The Law of Death at Work
The Bible teaches that “the wages of sin is death” (Romans 6:23). Death here is not limited to the grave. It is a principle — a law at work.
Sin corrodes.
It decays.
It diminishes.
What begins as something “small” eventually governs without consent.
How to Shut the Door — Even Now
If you are living in active sin, the door is not permanently sealed — but it must be shut intentionally.
First, confession.
Scripture instructs believers to confess their sins to God and to one another (1 John 1:9; James 5:16). Confession requires honesty. Call the sin by name.
Second, repentance, not remorse.
Remorse feels bad. Repentance turns away. Judas felt remorse (Matthew 27:3–5). Repentance, however, produces change (2 Corinthians 7:10).
Third, invite Christ in.
Jesus says, “Behold, I stand at the door and knock” (Revelation 3:20). He alone has authority over sin, because only a stronger man can bind a strong man (Luke 11:21–22).
The Physical Matters Too
Spiritual decisions must be reinforced physically.

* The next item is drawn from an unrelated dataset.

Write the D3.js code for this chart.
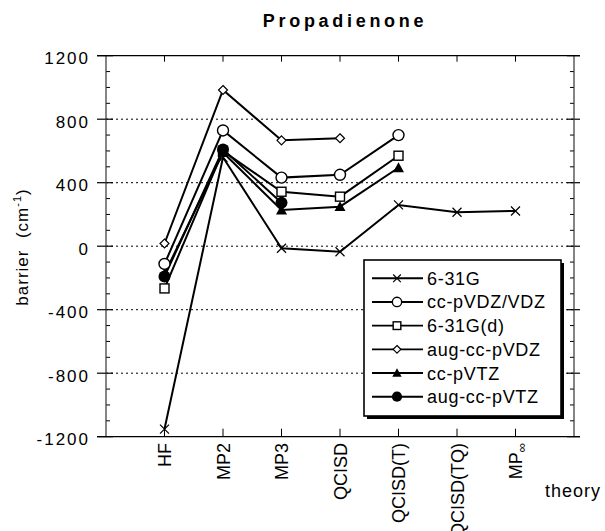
<!DOCTYPE html>
<html><head><meta charset="utf-8">
<script src="https://cdn.jsdelivr.net/npm/d3@7"></script>
<style>
html,body{margin:0;padding:0;background:#fff;}
text{font-family:"Liberation Sans",Arial,Helvetica,sans-serif;fill:#000;}
</style></head>
<body><svg id="c" width="605" height="531"></svg>
<script>
const categories = ["HF","MP2","MP3","QCISD","QCISD(T)","QCISD(TQ)","MP"];
const seriesNames = ["6-31G","cc-pVDZ/VDZ","6-31G(d)","aug-cc-pVDZ","cc-pVTZ","aug-cc-pVTZ"];
const s631G   = [-1152, 560, -13, -35, 260, 214, 222];
const sVDZ    = [-112, 729, 432, 450, 700, null, null];
const s631Gd  = [-266, 600, 343, 312, 570, null, null];
const sAugVDZ = [17, 984, 667, 680, null, null, null];
const sVTZ    = [-175, 590, 228, 249, 494, null, null];
const sAugVTZ = [-191, 609, 274, null, null, null, null];
const yTicks = [-1200, -800, -400, 0, 400, 800, 1200];
const gridValues = [-800, -400, 0, 400, 800];
const markerTypes = ["x","circle","square","diamond","triangle","dot"];

const series = [s631G, sVDZ, s631Gd, sAugVDZ, sVTZ, sAugVTZ];

const svg = d3.select("#c");
const x = d3.scaleLinear().domain([0, 8]).range([106, 574]);
const y = d3.scaleLinear().domain([-1200, 1200]).range([436.7, 55.7]);
const X0 = x(0), X1 = x(8), Y0 = y(-1200), Y1 = y(1200);

// title
svg.append("text").attr("x", 345).attr("y", 27).attr("text-anchor", "middle")
  .style("font-size", "18px").style("font-weight", "bold").style("letter-spacing", "3.7px")
  .text("Propadienone");

// gridlines (dotted)
svg.selectAll(".grid").data(gridValues).enter().append("line")
  .attr("x1", X0).attr("x2", X1).attr("y1", d => y(d)).attr("y2", d => y(d))
  .attr("stroke", "#000").attr("stroke-width", 1).attr("stroke-dasharray", "2,3");

// minor ticks every 100
const minor = d3.range(-1100, 1200, 100).filter(v => v % 400 !== 0);
svg.selectAll(".mnl").data(minor).enter().append("line")
  .attr("x1", X0).attr("x2", X0 + 4).attr("y1", d => y(d)).attr("y2", d => y(d))
  .attr("stroke", "#000").attr("stroke-width", 1);
svg.selectAll(".mnr").data(minor).enter().append("line")
  .attr("x1", X1 - 4).attr("x2", X1).attr("y1", d => y(d)).attr("y2", d => y(d))
  .attr("stroke", "#000").attr("stroke-width", 1);

// major ticks
svg.selectAll(".mjl").data(yTicks).enter().append("line")
  .attr("x1", X0 - 9).attr("x2", X0 + 7).attr("y1", d => y(d)).attr("y2", d => y(d))
  .attr("stroke", "#000").attr("stroke-width", 1.2);
svg.selectAll(".mjr").data(yTicks).enter().append("line")
  .attr("x1", X1 - 7).attr("x2", X1 + 6).attr("y1", d => y(d)).attr("y2", d => y(d))
  .attr("stroke", "#000").attr("stroke-width", 1.2);

// frame
svg.append("line").attr("x1", X0).attr("x2", X0).attr("y1", Y1).attr("y2", Y0).attr("stroke", "#333").attr("stroke-width", 1.2);
svg.append("line").attr("x1", X1).attr("x2", X1).attr("y1", Y1).attr("y2", Y0).attr("stroke", "#333").attr("stroke-width", 1.2);
svg.append("line").attr("x1", X0 - 9).attr("x2", X1 + 6).attr("y1", Y1).attr("y2", Y1).attr("stroke", "#000").attr("stroke-width", 1.2);
svg.append("line").attr("x1", X0 - 9).attr("x2", X1 + 6).attr("y1", Y0).attr("y2", Y0).attr("stroke", "#000").attr("stroke-width", 1.3);

// category ticks top & bottom
const catIdx = categories.map((c, i) => i + 1);
svg.selectAll(".tt").data(catIdx).enter().append("line")
  .attr("x1", d => x(d)).attr("x2", d => x(d)).attr("y1", Y1).attr("y2", Y1 + 6)
  .attr("stroke", "#000").attr("stroke-width", 1);
svg.selectAll(".bt").data(catIdx).enter().append("line")
  .attr("x1", d => x(d)).attr("x2", d => x(d)).attr("y1", Y0).attr("y2", Y0 - 8)
  .attr("stroke", "#000").attr("stroke-width", 1);

// y tick labels
svg.selectAll(".yl").data(yTicks).enter().append("text")
  .attr("x", 90).attr("y", d => y(d) + 8.5).attr("text-anchor", "end")
  .style("font-size", "17px").style("letter-spacing", "2px")
  .text(d => d);

// x tick labels
const xl = svg.selectAll(".xl").data(categories).enter().append("text")
  .attr("transform", (d, i) => `translate(${x(i + 1) + 6.5},443) rotate(-90)`)
  .attr("text-anchor", "end")
  .style("font-size", "18px");
xl.append("tspan").text(d => d);
xl.filter((d, i) => i === 6).append("tspan").attr("dy", 4).style("font-size", "13px").text("\u221e");

// axis titles
svg.append("text").attr("x", 545).attr("y", 497).style("font-size", "18px").style("letter-spacing", "1px").text("theory");
const yt = svg.append("text").attr("transform", "translate(28,247) rotate(-90)").attr("text-anchor", "middle")
  .style("font-size", "17px").style("letter-spacing", "1px");
yt.append("tspan").text("barrier\u00a0\u00a0(cm");
yt.append("tspan").attr("dy", -7).style("font-size", "11px").text("-1");
yt.append("tspan").attr("dy", 7).text(")");

// series lines
const line = d3.line().defined(d => d[1] !== null).x(d => x(d[0])).y(d => y(d[1]));
series.forEach(s => {
  const pts = s.map((v, i) => [i + 1, v]);
  svg.append("path").attr("d", line(pts)).attr("fill", "none").attr("stroke", "#000").attr("stroke-width", 2);
});

function marker(g, type, cx, cy, sc) {
  sc = sc || 1;
  if (type === "x") {
    const h = 4.5 * sc;
    g.append("path").attr("d", `M${cx - h},${cy - h}L${cx + h},${cy + h}M${cx - h},${cy + h}L${cx + h},${cy - h}`)
      .attr("stroke", "#000").attr("stroke-width", 1.2);
  } else if (type === "circle") {
    g.append("circle").attr("cx", cx).attr("cy", cy).attr("r", 5.5 * sc).attr("fill", "#fff").attr("stroke", "#000").attr("stroke-width", 1.4);
  } else if (type === "square") {
    const h = 4.5 * sc;
    g.append("rect").attr("x", cx - h).attr("y", cy - h).attr("width", 2 * h).attr("height", 2 * h).attr("fill", "#fff").attr("stroke", "#000").attr("stroke-width", 1.4);
  } else if (type === "diamond") {
    const h = 4.5 * sc;
    g.append("path").attr("d", `M${cx},${cy - h}L${cx + h},${cy}L${cx},${cy + h}L${cx - h},${cy}Z`).attr("fill", "#fff").attr("stroke", "#000").attr("stroke-width", 1.2);
  } else if (type === "triangle") {
    const h = 5.5 * sc;
    g.append("path").attr("d", `M${cx},${cy - h}L${cx + h},${cy + h * 0.8}L${cx - h},${cy + h * 0.8}Z`).attr("fill", "#000");
  } else if (type === "dot") {
    g.append("circle").attr("cx", cx).attr("cy", cy).attr("r", 6 * sc).attr("fill", "#000");
  }
}

const mg = svg.append("g");
series.forEach((s, k) => {
  s.forEach((v, i) => { if (v !== null) marker(mg, markerTypes[k], x(i + 1), y(v)); });
});

// legend
const lg = svg.append("g");
lg.append("rect").attr("x", 367).attr("y", 263).attr("width", 197).attr("height", 156).attr("fill", "#000");
lg.append("rect").attr("x", 364).attr("y", 260).attr("width", 197).attr("height", 156).attr("fill", "#fff").attr("stroke", "#000").attr("stroke-width", 1.6);
const rowY = d3.scaleLinear().domain([0, 5]).range([278.3, 396.7]);
seriesNames.forEach((n, k) => {
  const ry = rowY(k);
  lg.append("line").attr("x1", 372).attr("x2", 423).attr("y1", ry).attr("y2", ry).attr("stroke", "#000").attr("stroke-width", 1.9);
  marker(lg, markerTypes[k], 397, ry, 0.85);
  lg.append("text").attr("x", 427).attr("y", ry + 6.5).style("font-size", "18px").style("letter-spacing", "0.7px").text(n);
});
</script></body></html>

Jesus was blunt about this: cut off what causes you to sin (Matthew 5:29–30). This is not about self-harm — it is about decisive separation.
Cut the ties.
Burn the bridges.
Remove the access points.
This sends a clear message — to yourself, to God, and to the spiritual realm — that you are no longer negotiating.
Final Word
Sin is not casual.
It is not passive.
And it is not impressed by good intentions.
But it can be overcome — when it is seen clearly and confronted decisively.
Take a stand.
And watch God deliver you from cycles that once felt impossible to break.